Amazon recently presented me with a very generous gift voucher to be used against any Photoshop version. So CS finally became relatively affordable. The Standard edition of CS6 for £300 is still expensive, but I decided to move on from my old second hand copy of CS1 (PS8).

In short I like it a lot, but am looking for a good photoshop forum, for photographic post processing (rather than design and arty stuff).

I have sampled a few but none I have found so far are up to the standard of this one. 

Any suggestions for a photoshop CS forum as helpful, efficient and friendly as lightroomforums would be appreciated.

Best regards
John


----------



## Victoria Bampton (Sep 7, 2012)

Wow, a very nice gift voucher indeed!

I love that we're being used a a benchmark for forums, thanks John.  I'm afraid I haven't got any suggestions though.  I'd love to know the same answer.


----------



## jbourne (Sep 7, 2012)

Victoria Bampton said:


> Wow, a very nice gift voucher indeed!



Yes - that's what I thought.

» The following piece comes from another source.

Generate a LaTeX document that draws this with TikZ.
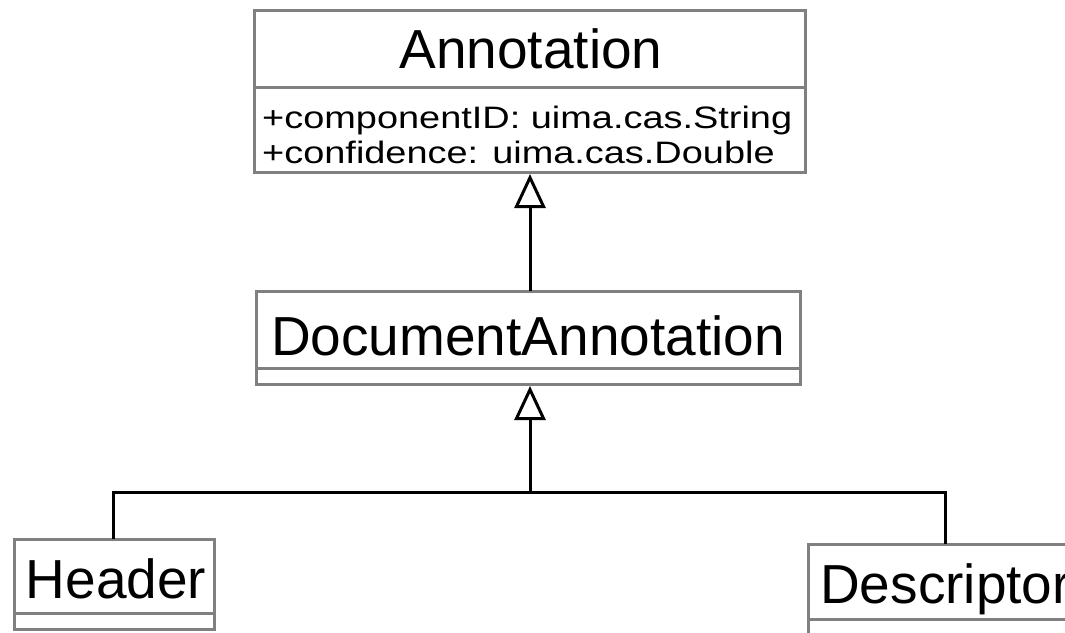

Couldn't believe it to begin with. 



Victoria Bampton said:


> I love that we're being used a a benchmark for forums, thanks John.  I'm afraid I haven't got any suggestions though.  I'd love to know the same answer.



Victoria you and your colleagues have spoilt us I am afraid. 

Perhaps there is an opportunity for you and your team to add a photoshop forum to your site ? I would guess that your team would have quite a bit of experience with photoshop relating to photo retouching. Lightroom users would only need support for a subset of photoshops features. We have limited use for bridge or ACR and lightroom provides excellent tools for making tonal adjustments. So photoshop support would be primarily for its superior retouching, selection, and masking tools using layers. The sharpening options in photoshop can be useful too, and smart objects are really amazing. Readjusting your subjects pose with the puppet warp tool is pretty cool too.

I am sure that many of your members are using photoshop and could benefit from and contribute to such a forum.

An extra strain on resources for sure though.

Regards
John


----------



## Victoria Bampton (Sep 7, 2012)

I've debated adding a PS for LR Users subforum, and it may happen yet.  In the meantime, feel free to post any questions in the Extending Lightroom section and we'll see how it grows!


----------



## jbourne (Sep 9, 2012)

Victoria Bampton said:


> I've debated adding a PS for LR Users subforum, and it may happen yet.  In the meantime, feel free to post any questions in the Extending Lightroom section and we'll see how it grows!



OK. Thanks.


----------



## Big W (Oct 9, 2012)

I am dipping my toes more and more into PS6 now, and have also been looking for a forum like this, but cant seem to find one. I must agree, this is the benchmark for forums, Victoria you and your fellow mods / admins are the best I have seen on any forum (not just photographic) . Your all quick to help, not quick to criticizes noob / stupid questions, its a really really great place to learn and develop. I would also like to add that its great when we all share our ideas, ways or working and try to help each other out. 

So all please keep up the great work and keep this forum the best place to be.


----------



## Victoria Bampton (Oct 10, 2012)

Aaaaaaaaaw, thanks Big W.  We do have a lovely team here, but the place wouldn't be the same without our members.


----------